** START OF MATERIAL FOR THE TASK **
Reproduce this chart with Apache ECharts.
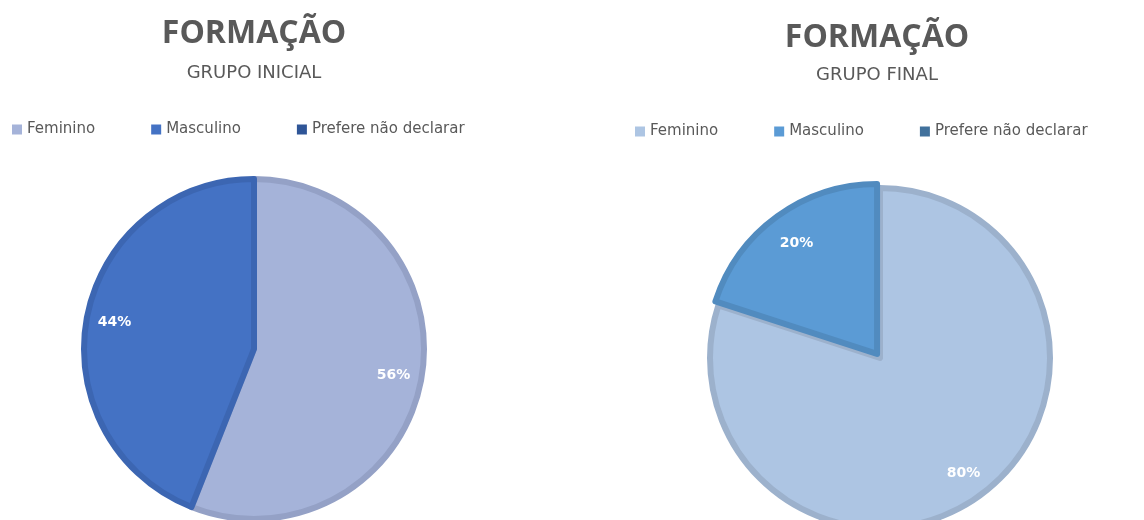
<!DOCTYPE html>
<html>
<head>
<meta charset="utf-8">
<title>Formação</title>
<script src="https://cdn.jsdelivr.net/npm/echarts@6/dist/echarts.min.js"></script>
<style>
html, body { margin: 0; padding: 0; background: #fff; }
#chart { width: 1144px; height: 520px; }
</style>
</head>
<body>
<div id="chart"></div>
<script>
// categorias e valores (%)
const categories = ['Feminino', 'Masculino', 'Prefere não declarar'];
const inicialValues = [56, 44, 0];
const finalValues = [80, 20, 0];

const inicialColors = ['#A5B3D9', '#4472C4', '#2F5597'];
const inicialBorders = ['#94A1C6', '#3C66B2', '#2A4C88'];
const finalColors = ['#ADC5E3', '#5B9BD5', '#41719C'];
const finalBorders = ['#9CB1CC', '#518BBF', '#3A658C'];

const font = 'DejaVu Sans';
const grey = '#595959';

function pieData(values, colors, borders, explode) {
    return categories.map(function (name, i) {
        return {
            name: name,
            value: values[i],
            selected: explode === i,
            itemStyle: {
                color: colors[i],
                borderColor: borders[i],
                borderWidth: values[i] > 0 ? 6 : 0
            }
        };
    });
}

// serie transparente só para posicionar os rótulos perto da borda
function labelData(values) {
    return categories.map(function (name, i) {
        return {
            name: name,
            value: values[i],
            label: { show: values[i] > 0 }
        };
    });
}

function legendData(colors) {
    return categories.map(function (name, i) {
        return { name: name, itemStyle: { color: colors[i], borderWidth: 0 } };
    });
}

function pieSeries(center, values, colors, borders, explode) {
    return [{
        type: 'pie',
        center: center,
        radius: 170,
        startAngle: 90,
        clockwise: true,
        selectedMode: 'single',
        selectedOffset: 5,
        animation: false,
        label: { show: false },
        labelLine: { show: false },
        emphasis: { disabled: true },
        data: pieData(values, colors, borders, explode)
    }, {
        type: 'pie',
        center: center,
        radius: [108, 170],
        startAngle: 90,
        silent: true,
        animation: false,
        itemStyle: { color: 'rgba(0,0,0,0)', borderWidth: 0 },
        label: {
            position: 'inside',
            formatter: '{c}%',
            color: '#fff',
            fontFamily: font,
            fontWeight: 'bold',
            fontSize: 14
        },
        labelLine: { show: false },
        emphasis: { disabled: true },
        data: labelData(values)
    }];
}

let chart = echarts.init(document.getElementById('chart'), null, { renderer: 'canvas' });

let option = {
    backgroundColor: '#fff',
    animation: false,
    title: [{
        text: 'FORMAÇÃO',
        subtext: 'GRUPO INICIAL',
        left: 254,
        top: 18,
        padding: 0,
        itemGap: 14,
        textAlign: 'center',
        textStyle: { fontFamily: 'Open Sans', fontWeight: 'bold', fontSize: 32, color: grey },
        subtextStyle: { fontFamily: font, fontSize: 18, color: grey }
    }, {
        text: 'FORMAÇÃO',
        subtext: 'GRUPO FINAL',
        left: 877,
        top: 22,
        padding: 0,
        itemGap: 12,
        textAlign: 'center',
        textStyle: { fontFamily: 'Open Sans', fontWeight: 'bold', fontSize: 32, color: grey },
        subtextStyle: { fontFamily: font, fontSize: 18, color: grey }
    }],
    legend: [{
        left: 12,
        top: 122,
        padding: 0,
        icon: 'rect',
        itemWidth: 10,
        itemHeight: 10,
        itemGap: 56,
        selectedMode: false,
        itemStyle: { borderWidth: 0 },
        textStyle: { fontFamily: font, fontSize: 15, color: grey },
        data: legendData(inicialColors)
    }, {
        left: 635,
        top: 124,
        padding: 0,
        icon: 'rect',
        itemWidth: 10,
        itemHeight: 10,
        itemGap: 56,
        selectedMode: false,
        itemStyle: { borderWidth: 0 },
        textStyle: { fontFamily: font, fontSize: 15, color: grey },
        data: legendData(finalColors)
    }],
    series: pieSeries([254, 349], inicialValues, inicialColors, inicialBorders, -1)
        .concat(pieSeries([880, 358], finalValues, finalColors, finalBorders, 1))
};

chart.setOption(option);
</script>
</body>
</html>
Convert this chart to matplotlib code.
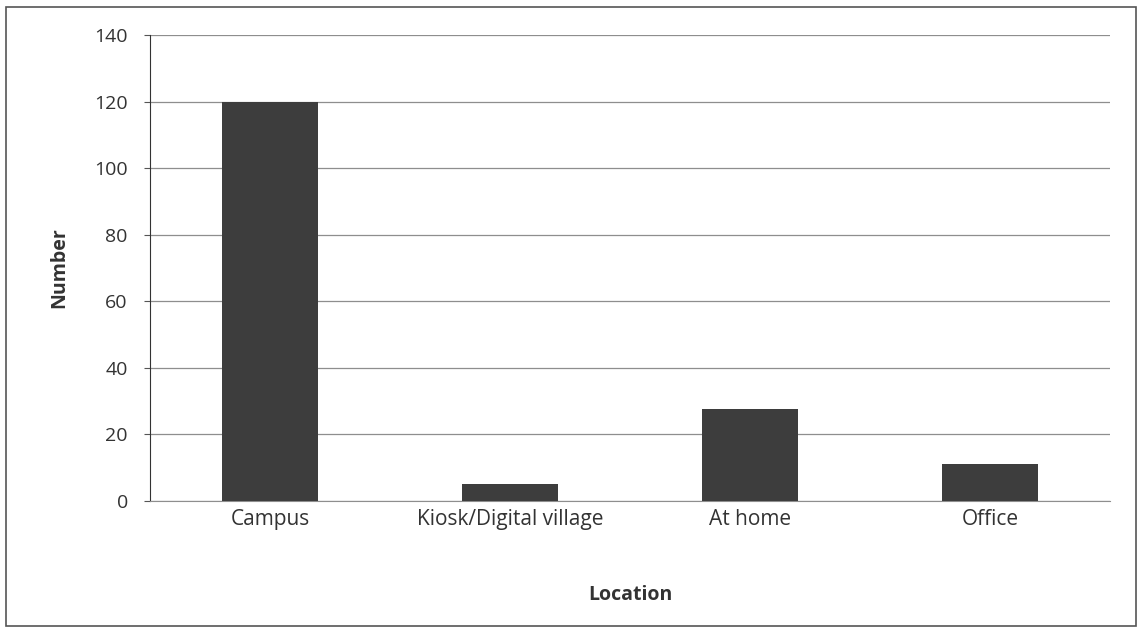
import matplotlib.pyplot as plt
from matplotlib.patches import Rectangle

# Datos
categorias = ['Campus', 'Kiosk/Digital village', 'At home', 'Office']
valores = [120, 5, 27.5, 11]
ticks_y = [0, 20, 40, 60, 80, 100, 120, 140]

plt.rcParams['font.family'] = ['Open Sans', 'DejaVu Sans']

fig = plt.figure(figsize=(11.43, 6.41), dpi=100)
ax = fig.add_axes([150 / 1143, 1 - 501 / 641, 960 / 1143, 466 / 641])

# Marco exterior
fig.patches.append(Rectangle((6 / 1143, 1 - 626 / 641), 1130 / 1143, 619 / 641,
                             transform=fig.transFigure, fill=False,
                             edgecolor='#555555', linewidth=1.2))

pos = range(len(categorias))
ax.bar(pos, valores, width=0.4, color='#3d3d3d', zorder=3)

ax.set_xlim(-0.5, len(categorias) - 0.5)
ax.set_ylim(0, 140)
ax.set_yticks(ticks_y)
ax.set_xticks(list(pos))
ax.set_xticklabels(categorias)
ax.grid(axis='y', color='#8e8e8e', linewidth=0.9, zorder=0)

for lado in ['top', 'right']:
    ax.spines[lado].set_visible(False)
ax.spines['left'].set_color('#333333')
ax.spines['bottom'].set_color('#8e8e8e')

ax.tick_params(axis='y', direction='out', length=4, color='#555555', labelsize=14, labelcolor='#333333', pad=12)
ax.tick_params(axis='x', length=0, labelsize=15, labelcolor='#333333', pad=6)

ax.set_xlabel('Location', fontsize=14, fontweight='bold', color='#333333', labelpad=39)
ax.set_ylabel('Number', fontsize=14, fontweight='bold', color='#333333', labelpad=18)

fig.savefig('out.png', dpi=100)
** END OF MATERIAL FOR THE TASK **
■ TASK DIRECTIONS
Copy the lines above exactly, starting with the line that contains "Convert this chart to matplotlib code." and ending with the line that contains "ticks_y = [0, 20, 40, 60, 80, 100, 120, 140]", and leave out any pictures.

■ SOLUTION FOR THIS TASK
Convert this chart to matplotlib code.
import matplotlib.pyplot as plt
from matplotlib.patches import Rectangle

# Datos
categorias = ['Campus', 'Kiosk/Digital village', 'At home', 'Office']
valores = [120, 5, 27.5, 11]
ticks_y = [0, 20, 40, 60, 80, 100, 120, 140]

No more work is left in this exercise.